Walmart didn’t set out with “Now Disrupting the Retail World.” They set out with “The Lowest Prices Anytime, Anywhere.” They certainly reshuffled retail with their low prices but it’s debatable whether they intended what we’d call “disruption” today. And that’s the point: it’s debatable. Is Walmart disruptive?

Apple is #3 on the 2021 Fortune 500. They’re surely as good an example of disruptiveness as any other company on the Fortune 500. Just ask BlackBerry, Motorola, and Nokia. Just ask anyone who makes laptops, or used to. Apple disrupted, but is it still disrupting? The first-generation iPhone in 2007: wow! The latest… well, here’s how Rene Ritchie began his review of the iPhone 5s and 5c way back in 2014:

“The iPhone 5s launched roughly 6 months ago. It was greeted with the usual ennui over its unchanged design.”

The latest iPhone of 2014 might have been innovative and competitive, but when the second sentence of a review yawns over “the usual ennui” you know you’re not disrupting any more.

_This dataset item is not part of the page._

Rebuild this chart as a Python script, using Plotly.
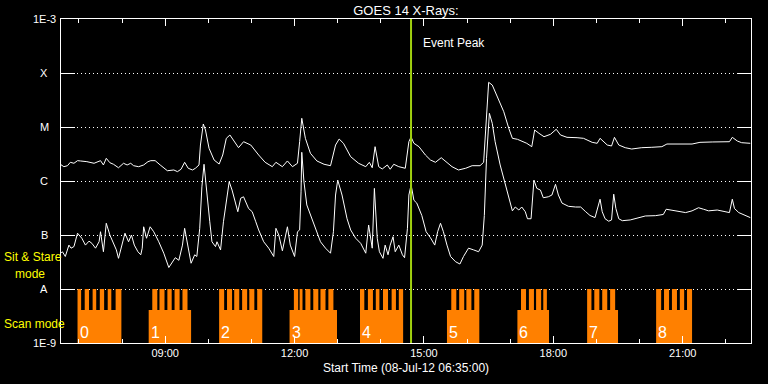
import numpy as np
import pandas as pd
import plotly.graph_objects as go

DAY = "2012-07-08 "

# ---------------- data ----------------
long_times = ["06:35","06:39","06:44","06:48","06:53","06:58","07:02","07:11","07:21","07:25","07:30","07:34","07:38","07:43","07:48","07:55","08:02","08:07","08:12","08:16","08:23","08:30","08:36","08:40","08:46","08:53","09:03","09:12","09:17","09:22","09:27","09:32","09:38","09:42","09:47","09:49","09:53","09:56","10:01","10:08","10:15","10:20","10:25","10:30","10:35","10:42","10:49","10:59","11:10","11:19","11:29","11:34","11:43","11:50","11:57","12:04","12:07","12:10","12:15","12:22","12:31","12:41","12:50","12:57","13:02","13:08","13:18","13:29","13:39","13:44","13:48","13:52","13:57","14:02","14:09","14:13","14:18","14:25","14:34","14:39","14:42","14:46","14:53","15:02","15:09","15:16","15:24","15:32","15:39","15:48","15:58","16:07","16:18","16:23","16:27","16:30","16:35","16:43","16:51","16:58","17:03","17:10","17:16","17:23","17:30","17:34","17:40","17:47","17:56","18:04","18:10","18:19","18:33","18:42","18:54","19:01","19:05","19:10","19:15","19:21","19:25","19:31","19:40","19:49","20:03","20:17","20:31","20:38","20:50","20:59","21:13","21:24","21:41","21:55","22:05","22:09","22:16","22:22","22:34"]
long_flux = [2.0e-6,1.84e-6,1.92e-6,2.22e-6,2.13e-6,2.38e-6,2.35e-6,2.28e-6,2.13e-6,2.22e-6,2.38e-6,1.98e-6,2.63e-6,2.18e-6,2.04e-6,1.76e-6,2.13e-6,1.98e-6,2.13e-6,1.92e-6,1.84e-6,1.98e-6,2.28e-6,2.38e-6,2.38e-6,1.98e-6,1.55e-6,1.60e-6,1.49e-6,1.65e-6,2.22e-6,1.72e-6,1.60e-6,1.72e-6,1.98e-6,4.64e-6,1.137e-5,8.80e-6,4.03e-6,2.45e-6,2.06e-6,3.03e-6,6.17e-6,7.11e-6,5.74e-6,4.14e-6,5.34e-6,4.64e-6,3.03e-6,2.22e-6,1.84e-6,2.22e-6,1.84e-6,2.35e-6,1.84e-6,2.13e-6,5.34e-6,1.45e-5,6.17e-6,3.26e-6,2.35e-6,2.04e-6,1.92e-6,4.64e-6,5.99e-6,4.99e-6,2.82e-6,2.13e-6,1.84e-6,2.22e-6,1.76e-6,4.32e-6,1.84e-6,1.67e-6,1.98e-6,1.65e-6,2.04e-6,1.84e-6,1.72e-6,5.34e-6,6.53e-6,4.99e-6,4.32e-6,3.03e-6,2.45e-6,2.22e-6,2.70e-6,2.22e-6,1.84e-6,1.60e-6,1.72e-6,1.92e-6,1.92e-6,2.22e-6,1.67e-5,6.72e-5,5.99e-5,3.40e-5,1.92e-5,9.46e-6,6.17e-6,5.92e-6,5.50e-6,4.99e-6,4.32e-6,8.80e-6,7.64e-6,6.61e-6,7.32e-6,9.07e-6,7.11e-6,6.44e-6,6.34e-6,6.17e-6,5.20e-6,4.99e-6,6.17e-6,5.34e-6,4.64e-6,4.45e-6,6.44e-6,4.64e-6,4.14e-6,3.91e-6,4.14e-6,4.21e-6,4.32e-6,4.84e-6,4.78e-6,4.84e-6,4.84e-6,5.20e-6,5.28e-6,5.34e-6,5.34e-6,6.44e-6,5.50e-6,5.12e-6,4.99e-6]

short_times = ["06:35","06:37","06:41","06:46","06:49","06:53","06:58","07:04","07:09","07:14","07:18","07:23","07:28","07:30","07:34","07:38","07:43","07:48","07:52","07:55","08:00","08:04","08:09","08:13","08:17","08:22","08:26","08:28","08:30","08:34","08:39","08:44","08:51","08:58","09:05","09:10","09:14","09:19","09:24","09:27","09:32","09:36","09:41","09:44","09:48","09:51","09:54","09:57","10:02","10:05","10:10","10:12","10:17","10:21","10:26","10:29","10:33","10:38","10:41","10:45","10:49","10:56","11:01","11:06","11:10","11:17","11:24","11:31","11:34","11:38","11:43","11:50","11:54","12:00","12:04","12:07","12:09","12:10","12:13","12:17","12:27","12:36","12:43","12:50","12:54","12:57","13:00","13:06","13:13","13:18","13:25","13:32","13:39","13:43","13:48","13:51","13:55","13:58","14:03","14:06","14:10","14:13","14:17","14:20","14:25","14:30","14:33","14:37","14:39","14:42","14:43","14:46","14:50","14:57","15:03","15:09","15:15","15:19","15:23","15:27","15:32","15:37","15:44","15:50","15:55","16:02","16:09","16:16","16:21","16:24","16:27","16:31","16:35","16:39","16:46","16:56","17:03","17:07","17:12","17:16","17:21","17:24","17:29","17:33","17:37","17:42","17:46","17:53","17:58","18:03","18:07","18:12","18:21","18:31","18:38","18:45","18:51","18:58","19:02","19:05","19:08","19:12","19:17","19:21","19:24","19:27","19:31","19:36","19:47","19:59","20:08","20:22","20:33","20:37","20:45","20:54","21:04","21:13","21:22","21:29","21:36","21:48","21:57","22:05","22:09","22:12","22:18","22:25","22:34"]
short_flux = [4.6e-8,4.9e-8,4.0e-8,6.5e-8,5.7e-8,6.1e-8,1.08e-7,8.7e-8,6.5e-8,7.7e-8,7.0e-8,5.7e-8,7.5e-8,1.15e-7,4.9e-8,1.65e-7,1.0e-7,7.0e-8,5.3e-8,3.7e-8,6.5e-8,1.08e-7,7.5e-8,1.0e-7,6.5e-8,4.9e-8,4.3e-8,5.7e-8,1.42e-7,8.7e-8,1.42e-7,1.15e-7,7.5e-8,4.6e-8,2.5e-8,3.2e-8,3.8e-8,3.4e-8,6.5e-8,1.33e-7,5.3e-8,3.0e-8,4.3e-8,4.0e-8,1.33e-7,7.8e-7,2.04e-6,7.3e-7,1.76e-7,7.5e-8,6.1e-8,7.5e-8,5.3e-8,1.76e-7,5.5e-7,9.7e-7,6.8e-7,3.6e-7,2.7e-7,4.8e-7,5.1e-7,3.1e-7,2.7e-7,1.76e-7,1.24e-7,7.5e-8,5.7e-8,4.0e-8,1.33e-7,1.0e-7,5.1e-8,1.42e-7,6.5e-8,4.0e-8,1.15e-7,1.24e-7,6.3e-7,3.4e-6,9.7e-7,3.6e-7,1.53e-7,7.5e-8,5.7e-8,4.6e-8,1.15e-7,5.5e-7,1.04e-6,5.5e-7,2.0e-7,1.24e-7,8.7e-8,7.0e-8,4.6e-8,1.53e-7,5.7e-8,7.3e-7,8.7e-8,4.9e-8,3.7e-8,6.5e-8,4.3e-8,6.5e-8,9.3e-8,4.9e-8,6.5e-8,4.3e-8,3.8e-8,1.33e-7,5.5e-7,8.4e-7,7.3e-7,4.4e-7,3.9e-7,2.3e-7,1.15e-7,8.9e-8,6.5e-8,1.15e-7,1.65e-7,1.15e-7,6.5e-8,4.0e-8,3.2e-8,2.9e-8,4.0e-8,5.7e-8,5.3e-8,4.9e-8,6.5e-8,2.3e-7,2.63e-6,1.79e-5,1.17e-5,5.34e-6,1.98e-6,6.3e-7,2.8e-7,3.3e-7,2.9e-7,3.3e-7,2.7e-7,2.0e-7,2.0e-7,1.04e-6,7.3e-7,6.8e-7,4.9e-7,5.1e-7,5.5e-7,8.7e-7,5.5e-7,3.9e-7,3.4e-7,3.3e-7,3.3e-7,2.7e-7,2.3e-7,2.1e-7,3.1e-7,4.6e-7,2.7e-7,2.0e-7,1.8e-7,1.9e-7,5.7e-7,3.1e-7,2.0e-7,1.84e-7,1.9e-7,2.1e-7,2.25e-7,2.28e-7,2.4e-7,3.0e-7,2.9e-7,2.8e-7,2.6e-7,2.8e-7,3.2e-7,3.0e-7,2.8e-7,2.9e-7,2.7e-7,2.6e-7,4.6e-7,3.1e-7,2.6e-7,2.4e-7,2.1e-7]

# scan-mode blocks (lower step) and their exposure teeth
scan_labels = ["0","1","2","3","4","5","6","7","8"]
scan_start = ["06:58","08:37","10:15","11:53","13:31","15:32","17:10","18:47","20:23"]
scan_end   = ["07:59","09:36","11:15","12:59","14:31","16:17","17:54","19:30","21:13"]
scan_teeth = [
    [("06:58","07:03"),("07:08","07:14"),("07:19","07:24"),("07:29","07:35"),("07:40","07:45"),("07:51","07:59")],
    [("08:42","08:49"),("08:52","08:59"),("09:03","09:09"),("09:13","09:20"),("09:24","09:31")],
    [("10:15","10:22"),("10:26","10:33"),("10:36","10:43"),("10:47","10:54"),("10:57","11:04"),("11:08","11:15")],
    [("11:59","12:05"),("12:07","12:11"),("12:15","12:22"),("12:26","12:33"),("12:36","12:43"),("12:47","12:54")],
    [("13:31","13:37"),("13:42","13:49"),("13:53","13:58"),("14:03","14:10"),("14:15","14:21"),("14:25","14:31")],
    [("15:38","15:45"),("15:49","15:56"),("15:59","16:06"),("16:10","16:17")],
    [("17:15","17:22"),("17:26","17:33"),("17:36","17:43"),("17:46","17:51")],
    [("18:47","18:53"),("18:57","19:04"),("19:08","19:15"),("19:19","19:26")],
    [("20:23","20:30"),("20:34","20:41"),("20:45","20:52"),("20:56","21:02"),("21:06","21:13")],
]
scan_floor = 1e-9
scan_step = 4.1e-9
scan_top = 1e-8

event_peak = "14:42"
x_start, x_end = "06:35", "22:35"

level_vals = [1e-9, 1e-8, 1e-7, 1e-6, 1e-5, 1e-4, 1e-3]
level_names = ["1E-9", "A", "B", "C", "M", "X", "1E-3"]

# ---------------- figure ----------------
def ts(t):
    return pd.Timestamp(DAY + t)

ORANGE = "#ff8000"
GREEN = "#a0d010"
YELLOW = "#ffff00"
FONT = "Liberation Sans"

fig = go.Figure()

xs, ys = [], []
for s, e in zip(scan_start, scan_end):
    xs += [ts(s), ts(e), ts(e), ts(s), ts(s), None]
    ys += [scan_floor, scan_floor, scan_step, scan_step, scan_floor, None]
for teeth in scan_teeth:
    for s, e in teeth:
        xs += [ts(s), ts(e), ts(e), ts(s), ts(s), None]
        ys += [scan_floor, scan_floor, scan_top, scan_top, scan_floor, None]
fig.add_trace(go.Scatter(x=xs, y=ys, mode="lines", fill="toself", fillcolor=ORANGE,
                         line=dict(width=0, color=ORANGE), hoverinfo="skip", showlegend=False))

fig.add_trace(go.Scatter(x=[ts(t) for t in long_times], y=long_flux, mode="lines",
                         line=dict(color="white", width=1), showlegend=False))
fig.add_trace(go.Scatter(x=[ts(t) for t in short_times], y=short_flux, mode="lines",
                         line=dict(color="white", width=1), showlegend=False))

fig.add_shape(type="line", xref="x", yref="paper", x0=ts(event_peak), x1=ts(event_peak),
              y0=0, y1=1, line=dict(color=GREEN, width=2))

anns = []
anns.append(dict(x=ts(event_peak), y=0.926, xref="x", yref="paper", xanchor="left", yanchor="middle",
                 xshift=10, text="Event Peak", showarrow=False, font=dict(color="white", size=12, family=FONT)))
for lab, s in zip(scan_labels, scan_start):
    anns.append(dict(x=ts(s), y=0.031, xref="x", yref="paper", xanchor="left", yanchor="middle",
                     xshift=0, text=lab, showarrow=False, font=dict(color="white", size=16, family=FONT)))
for v, name in zip(level_vals, level_names):
    anns.append(dict(x=-0.0246, y=np.log10(v), xref="paper", yref="y", xanchor="center", yanchor="middle",
                     text=name, showarrow=False, font=dict(color="white", size=11, family=FONT)))
anns.append(dict(x=-0.0855, y=0.264, xref="paper", yref="paper", xanchor="left", yanchor="middle",
                 text="Sit & Stare", showarrow=False, font=dict(color=YELLOW, size=12, family=FONT)))
anns.append(dict(x=-0.0696, y=0.212, xref="paper", yref="paper", xanchor="left", yanchor="middle",
                 text="mode", showarrow=False, font=dict(color=YELLOW, size=12, family=FONT)))
anns.append(dict(x=-0.0855, y=0.0586, xref="paper", yref="paper", xanchor="left", yanchor="middle",
                 text="Scan mode", showarrow=False, font=dict(color=YELLOW, size=12, family=FONT)))
anns.append(dict(x=0.5, y=-0.077, xref="paper", yref="paper", xanchor="center", yanchor="middle",
                 text="Start Time (08-Jul-12 06:35:00)", showarrow=False,
                 font=dict(color="white", size=12, family=FONT)))

fig.update_layout(
    width=768, height=384,
    paper_bgcolor="black", plot_bgcolor="black",
    margin=dict(l=61, r=17, t=19, b=41),
    font=dict(family=FONT, color="white", size=11),
    title=dict(text="GOES 14 X-Rays:", x=0.5, xref="paper", y=1 - 10 / 384, yref="container",
               xanchor="center", yanchor="middle", font=dict(size=13, color="white", family=FONT)),
    annotations=anns,
    showlegend=False,
)
fig.update_xaxes(
    type="date", range=[ts(x_start), ts(x_end)],
    tick0=ts("00:00"), dtick=3 * 3600 * 1000, tickformat="%H:%M",
    ticks="inside", ticklen=7, tickcolor="white", tickwidth=1,
    minor=dict(dtick=3600 * 1000, ticks="inside", ticklen=4, tickcolor="white", tickwidth=1),
    showline=True, linecolor="white", linewidth=1, mirror="allticks",
    showgrid=False, zeroline=False,
    tickfont=dict(size=11, color="white", family=FONT),
)
fig.update_yaxes(
    type="log", range=[-9, -3],
    tickvals=level_vals, showticklabels=False,
    ticks="inside", ticklen=14, tickcolor="white", tickwidth=1,
    showline=True, linecolor="white", linewidth=1, mirror="allticks",
    showgrid=True, gridcolor="white", gridwidth=1, griddash="1px,3px",
    zeroline=False,
)

fig.write_html("out.html")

FedEx was definitely disruptive when it took off in 1971 with express mail. They’ve added services, such as FedEx Ground (1985). But what disruption have they delivered lately? By the way, United Parcel Service, which initially seemed to have been threatened by FedEx, is bigger and more profitable than FedEx.

Many putatively disruptive companies have little revenue or profits, or none at all.[1] That’s somewhat to be expected: Startups begin at $0, and some web-based hopefuls pursue business models that they expect to monetize in, um, the future. Again, we face the question: Beyond the buzz, what, exactly, is disruptive?

By the way, when is Facebook’s disruption officially over? I’m not sure anything should still be called disruptive once 1.3 billion people use it. It should be called normal. Also, Facebook was not the first in its industry. Microsoft was not first with spreadsheets, word processing, or presentations. Apple was not first with cellphones. Kodak was first with digital photography, but it chose not to pursue that business because it would harm its profitable film-based products and services.

Okay, I’ve raised a bunch of judgment-call, shades-of-grey questions about disruption: what qualifies as disruption, how long does it last, does it make money, and so on. No matter what the answers, the usual rules of competitive strategy still apply. Disruptive or not, a company has to satisfy a genuine need, has to generate more revenue than costs (eventually), and so on.

However, I began this essay by saying that disruption is a holy grail, though of a different variety. So, of what variety is it?

In 1981 IBM introduced the personal computer. It was a remarkable event, but not just because of what the PC did.[2] It was remarkable because of what IBM did.

IBM introduced a product that would compete with its own products. IBM disrupted itself.

The word people use when they talk about competing with themselves is cannibalization. (That’s what had Kodak worried.) Why would we want to cannibalize ourselves? And that’s what separates managing from competing.

Someone skilled in competing recognizes that “why would we want to cannibalize ourselves?” is not the right question. The right question is, “are we better off cannibalizing ourselves or letting someone else cannibalize us?”

Every businessperson has the courage to disrupt someone else’s business. It takes clarity of thinking, commitment to vision, and courage in decision-making to disrupt your own. The willingness to disrupt yourself, as IBM did (and others have done), is the holy grail of competing.

[1] The presence of revenue does not mean a company was disruptive. It does not follow, though, that the absence of revenue means a company is disruptive. Instead, the persistent absence of revenue means a company is dissolving.

[2] Some might say that IBM’s PC wasn’t the first “personal” computer. Altair, Apple, Commodore, and Tandy preceded it. However, IBM announced its 5100 Portable Computer in 1975. That machine weighed about 50 pounds (“portable”?) and cost between $45-100,000 in 2021 dollars.